I tend to believe that the consecration happened in 1984 by Pope John Paul II, and I know there are people who don't believe this, but - even if it was not a perfect consecration (not in union with all the bishops) - it still did a lot of good. Soon after, the communist regime fell..this was in my lifetime.. and also, now there is less atheism in Russia than there used to be. Many churches are being built and renovated, and Christianity is no longer persecuted. It's Orthodox Christianity, not Catholicism, but it's still a turning towards God and a conversion.

I was born around that time and there are many circumstances in my life that are related to Mary. Also, although I grew up agnostic, I later came to believe in God (and so did my family) and then became Catholic (I believe, through her intercession, since it was Mary who helped me believe in the Eucharist). I read that after the 1984 consecration, Sr Lucia said that it was accepted by Heaven, and now everyone needs to wear the brown scapular. I didn't know this before, but the brown scapular is a devotion that I've been really drawn to for a while. I wear one though I haven't yet been 'enrolled'. When I first found out about it, I felt a lot of peace and felt it was God's will for me to wear it. Also, I have made my Total Consecration to Mary, this summer.

So the way I see it, I dont have to 'choose' between Mary or my family. She loves my family too, even more than I do, and if the consecration was effective then they are also consecrated to her (as all the Russian people). I believe is helping Russia get back to God. There are still many attacks of the enemy but there's no more persecution, which is good.

I think my mistake was that when I first heard about "the errors of Russia", I started imagining that Mary hates Russia and so hates me and my family simply because that's where we were born. I knew that's ridiculous and ..well, kind of silly.. Mary can't hate anyone... but I was still confused.. and was worried about believing in Fatima because of my family's potential reaction.

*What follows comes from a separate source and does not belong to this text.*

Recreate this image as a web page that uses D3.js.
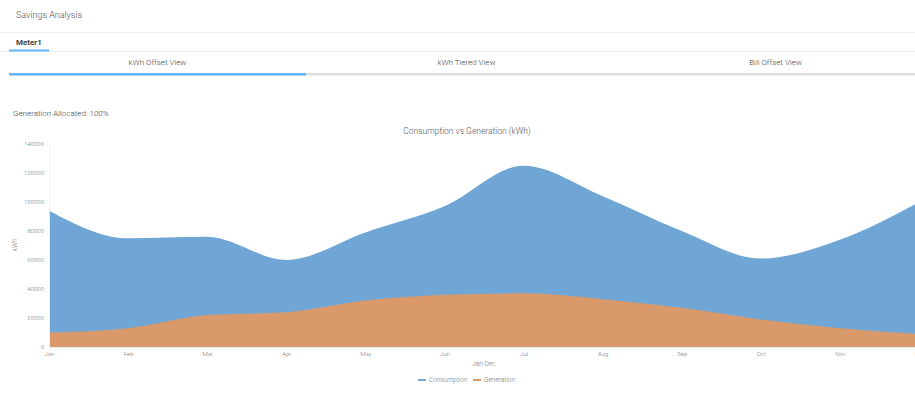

But now, I see that if I believe in Fatima (which I do), all I have to think is - Communism, secularism, atheism - there were errors in Russia in the last century, but all this time Mary wanted for the people to be consecrated to her, so that she might deliver them from this, and prevent the errors from spreading to the world. Now, my family and I are in her care and I believe through her intercession we have been lead to God.

I also believe it's a good idea to pray for countries and I pray for both Russia, Canada, and the US, and all the world.

God bless


#11

Wonderful! I think perhaps the devil was setting up these up as opposites in your head.

I second the idea of praying for countries... it is said that countries have guardian angels as well (or something of the kind). Actually come to think of it... that's what the angel who came to the Fatima kids was!:) All nations badly need our prayers!

I feel that if Mary comes again soon(:DI hope so!) that she'll have some things to say about America, perhaps China too. So Russia-of-old is by no means alone. She was just the problem country of the time:D but that time is long-over.

What might make you feel better is all of this news about the Russian Orthodox Church and Catholic Church entering into unity. It gives me such joy to think about this! More so than the Anglicans... I think because Orthodoxy vs. Catholicism has historically been a huge division in Eastern Europe. In Ukraine especially relations have been warming... to remember the Holodymir a Catholic bishop and Orthodox bishop concelebrated a remembrance mass at the capitol:p It just warms your heart... I think this sort of thing makes God immensely happy!

Personally I would love to, when I go to Russia in a couple years for my study abroad, not have to worry about the religion thing. I know we can still go to liturgy without worries if there's no Catholic church nearby... but it still would feel odd. Now I know it won't happen that soon... but hopefully in our lifetimes we'll see the schism end! Imagine if it happens in 2054... exactly 1000 years later.


#12

Great, Monica. I definitely think you were hearing from Heaven when you gained these insights. God has blessed you.